Wall Street Squirms While Main Street Gets Relief

It's been three months since the elevated May consumer prices report led the Federal Reserve to adopt a "whatever it takes" mentality to fight inflation. Markets are now bracing for an expected third straight 0.75% increase in the Federal Funds rate at the Fed's next policy meeting. But a funny thing has happened as markets and the economy adapted to the new policy environment: Much of the pain that Main Street was feeling has shifted to Wall Street.

The two most significant changes unfolding in the real economy over the past three months are in energy markets and the housing market. Retail gasoline prices peaked at $5 a gallon in mid-June, and have since fallen by more than $1.25 a gallon. According to Patrick De Haan of GasBuddy, American drivers are about to be saving $500 million a day on gasoline compared with what they were paying three months ago. And with gasoline futures prices continuing to fall, those savings should increase for at least the next couple of weeks.

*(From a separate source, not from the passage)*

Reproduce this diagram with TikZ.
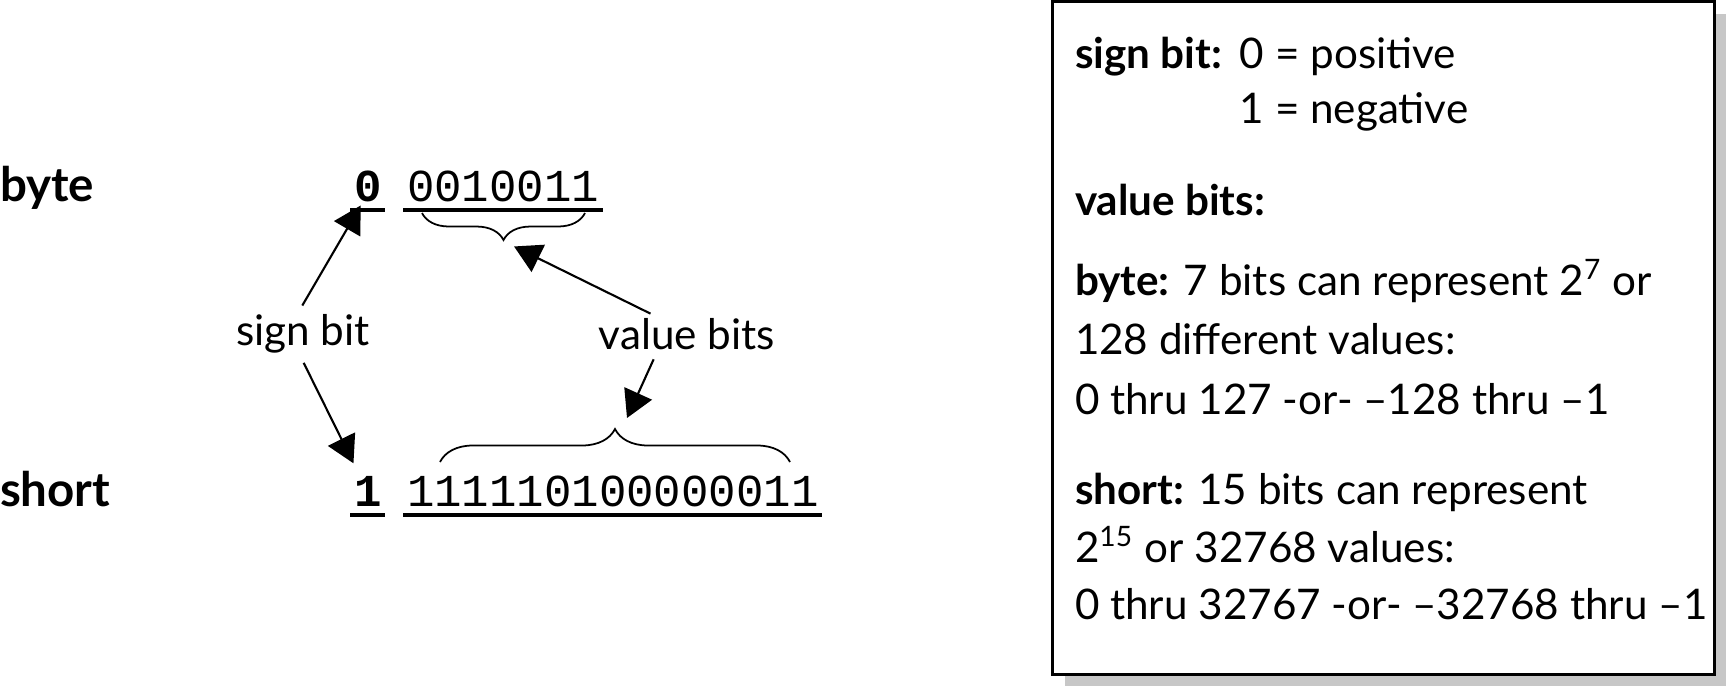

In the housing market, transactions have slowed to a crawl as mortgage rates jumped, and home prices have begun to fall in some of the metro areas where they rose the most over the past couple years. For the relatively small share of Americans looking to buy or sell a home right now, this has become a headache, but for the tens of millions of Americans who are perfectly content to stay in their home — with a mortgage rate that's probably less than 3% — this is no problem at all.